Another woman who was an artist who wanted to understand the culture more for her work.

I talked to local fishermen who spend more time on the water in their small wooden boats than on land, earning their living with a net and their hands. This skill has been passed down generation to generation. Life is hard but simple for them.

I talked to local tribes who carry on ancient traditions such as crop rotation, living in thatched huts made from bamboo, and their spiritual practices.

(I do not speak Thai or the languages of the local tribes, but I had a translator or in some instances we were able to do enough gesturing and broken English.)

We all have a story to tell. We all have a reason to travel. We all go off to our Marigold Hotel, hoping to gain something from it. This does not mean all trips are about growth, but anytime we step out of our comfort zone, it tests us.

Traveling stretches our brains in ways that nothing else can do.

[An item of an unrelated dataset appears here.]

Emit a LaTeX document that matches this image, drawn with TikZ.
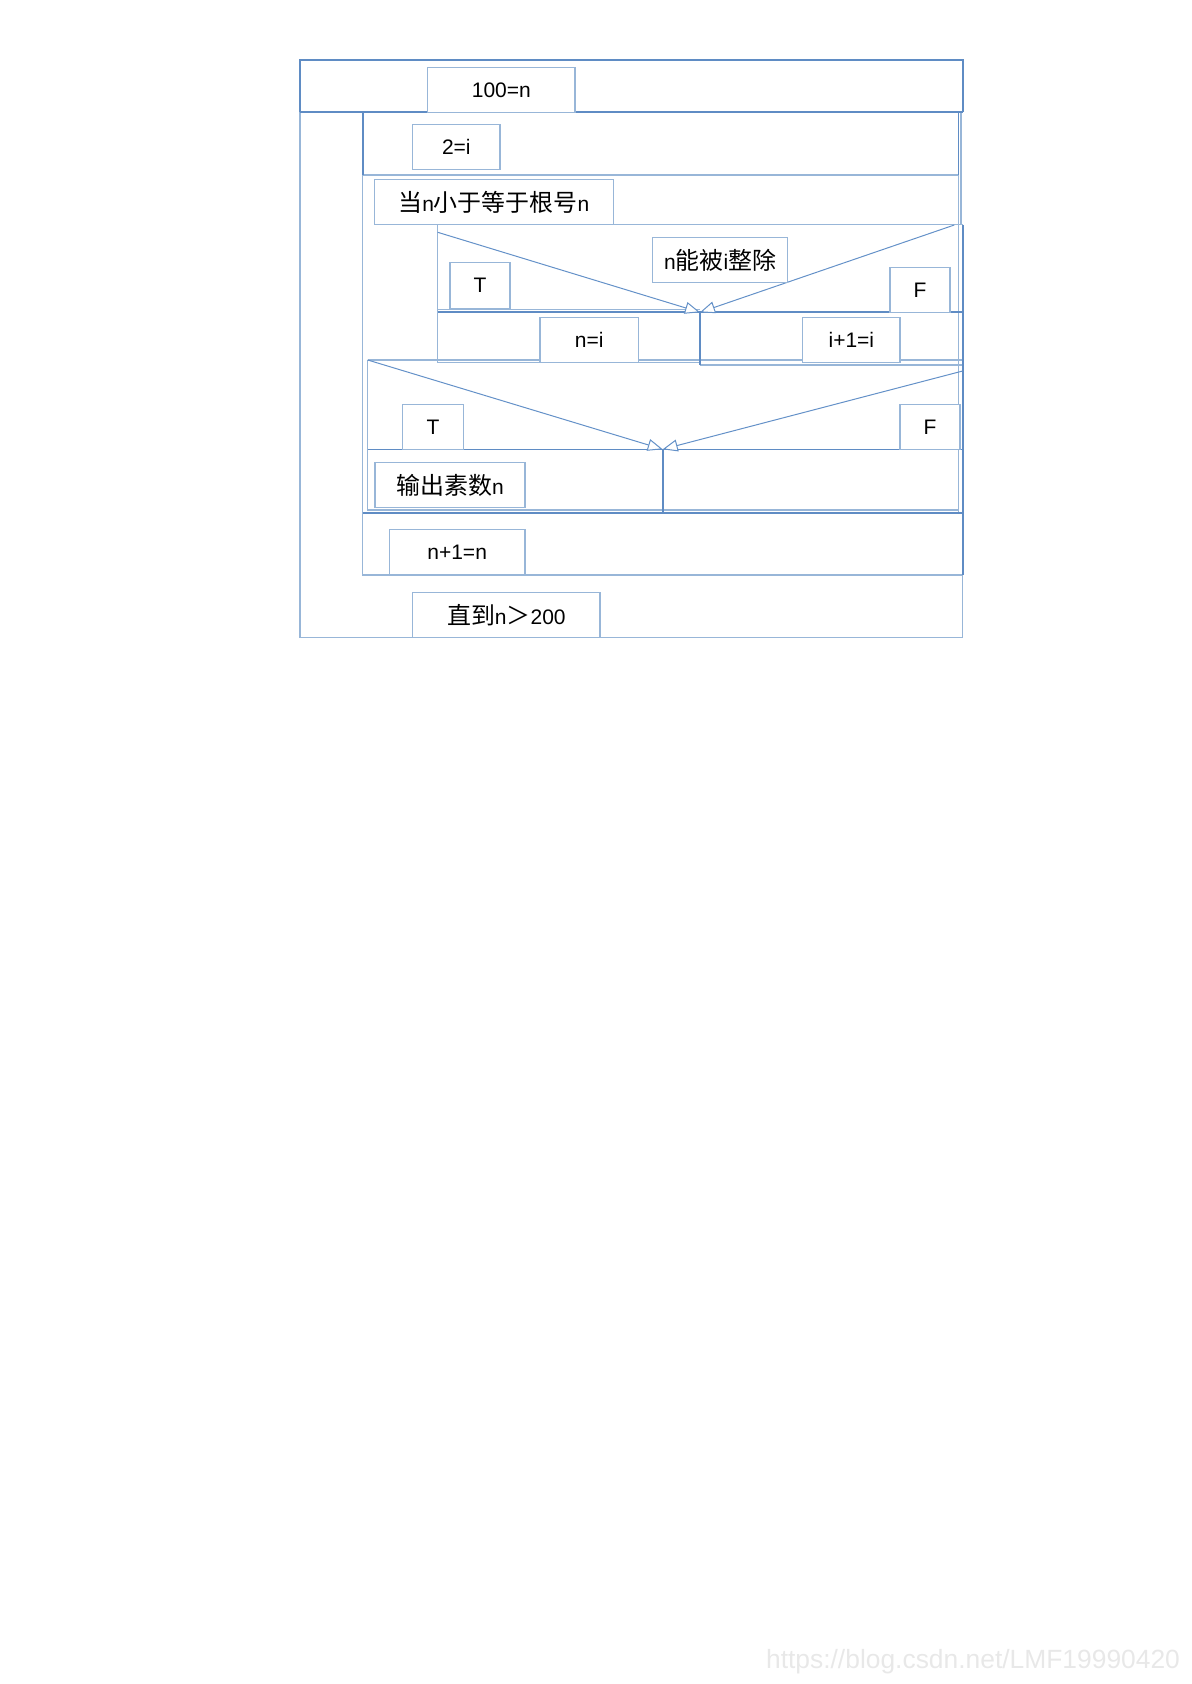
\documentclass[tikz,border=0pt]{standalone}
\usepackage{fontspec}
\setmainfont{Liberation Sans}
\newfontfamily\cjk[Scale=1.14]{Noto Sans CJK SC}
\usetikzlibrary{arrows.meta}
\definecolor{dk}{RGB}{95,140,196}
\definecolor{lt}{RGB}{152,182,216}
\definecolor{dg}{RGB}{100,145,200}
\newcommand\zh[1]{{\cjk #1}}
\newcommand\tbox[6]{\node[tb, minimum width={(#3-#1)*0.5pt}, minimum height={(#4-#2)*0.5pt}] (#5) at ({(#1+#3)/2},{(#2+#4)/2}) {#6};}
\begin{document}
\begin{tikzpicture}[x=0.5pt,y=-0.5pt,
  tb/.style={draw=lt, line width=0.65pt, fill=white, inner sep=0pt, font=\fontsize{10.5}{12}\selectfont},
  dline/.style={draw=dk, line width=0.8pt},
  lline/.style={draw=lt, line width=0.65pt},
  diag/.style={draw=dg, line width=0.5pt, -{Triangle[fill=white,length=7.5pt,width=6pt]}},
]
\useasboundingbox (0,0) rectangle (1191,1684);
% light frame lines
\draw[lline] (300,112.3) -- (300,637.7) -- (962.7,637.7) -- (962.7,575);
\draw[lline] (961,112.3) -- (961,225);
\draw[lline] (958.3,175) -- (958.3,512.7);
\draw[lline] (362.7,175) -- (958.3,175);
\draw[lline] (613,224.7) -- (962.7,224.7);
\draw[lline] (437.7,224.7) -- (437.7,362.7) -- (700,362.7);
\draw[lline] (437.7,309.3) -- (700,309.3);
\draw[lline] (700,365) -- (962.7,365);
\draw[lline] (367.7,360) -- (962.7,360);
\draw[lline] (367.7,360) -- (367.7,510) -- (958.3,510);
\draw[lline] (362.7,175) -- (362.7,575) -- (962.7,575);
% dark frame lines
\draw[dline] (300,112.3) -- (300,60) -- (962.7,60) -- (962.7,112.3);
\draw[dline] (300,112.3) -- (962.7,112.3);
\draw[dline] (362.7,175) -- (362.7,112.3);
\draw[dline] (958.3,112.3) -- (958.3,175);
\draw[dline] (437.7,224.7) -- (613,224.7);
\draw[dline] (437.7,312.3) -- (962.7,312.3);
\draw[dline] (700,312.3) -- (700,365);
\draw[dline] (367.7,449.3) -- (962.7,449.3);
\draw[dline] (662.7,449.3) -- (662.7,512.7);
\draw[dline] (362.7,512.7) -- (962.7,512.7);
\draw[dline] (962.7,225) -- (962.7,575);
% diagonals
\coordinate (a1) at (437.7,232.3);
\coordinate (a2) at (954.3,225);
\coordinate (m1) at (700,312.3);
\coordinate (b1) at (367.7,360);
\coordinate (b2) at (962.7,371);
\coordinate (m2) at (662.7,449.3);
\draw[diag] (a1) -- (m1);
\draw[diag] (a2) -- (m1);
\draw[diag] (b1) -- (m2);
\draw[diag] (b2) -- (m2);
% text boxes
\tbox{427.7}{67.7}{575}{112.3}{n100}{100=n}
\tbox{412.7}{124.7}{500}{169.7}{i2}{2=i}
\tbox{374.3}{179.3}{613.3}{224.7}{wh}{\zh{当}n\zh{小于等于根号}n}
\tbox{652.7}{237.7}{787.7}{282.7}{cond1}{n\zh{能被}i\zh{整除}}
\tbox{450}{262.7}{510}{308.3}{t1}{T}
\tbox{890}{267.7}{950}{312.7}{f1}{F}
\tbox{540}{317.7}{638.3}{362.7}{ni}{n=i}
\tbox{802.7}{317.7}{900}{362.7}{ii}{i+1=i}
\tbox{402.7}{404.3}{463.3}{449.3}{t2}{T}
\tbox{900}{404.3}{960}{449.3}{f2}{F}
\tbox{375}{462.7}{525}{507.7}{out}{\zh{输出素数}n}
\tbox{389.3}{529.3}{525}{575}{inc}{n+1=n}
\tbox{412.7}{592.7}{600}{637.7}{until}{\zh{直到}n\zh{＞}200}
% watermark
\node[text=black!9, inner sep=0pt, font=\fontsize{13.2}{16}\selectfont] (wm) at (973,1662) {https://blog.csdn.net/LMF19990420};
\end{tikzpicture}
\end{document}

It broadens our views and gives us perspective, it tests who we are both emotionally and physically.

I learned how to deal with Thailand’s dichotomy of beauty, gentleness, warmth, simple-ness, spirituality and its poverty, civil unrest, sex trade and low cost labor.

And so as part of my growth I embrace change, embrace differences, and know that in challenges there is always an opportunity to create something good.

Each person I met gave me something to think about and to learn about. I even created a few new friendships.

For being sick, not a bad trip at all.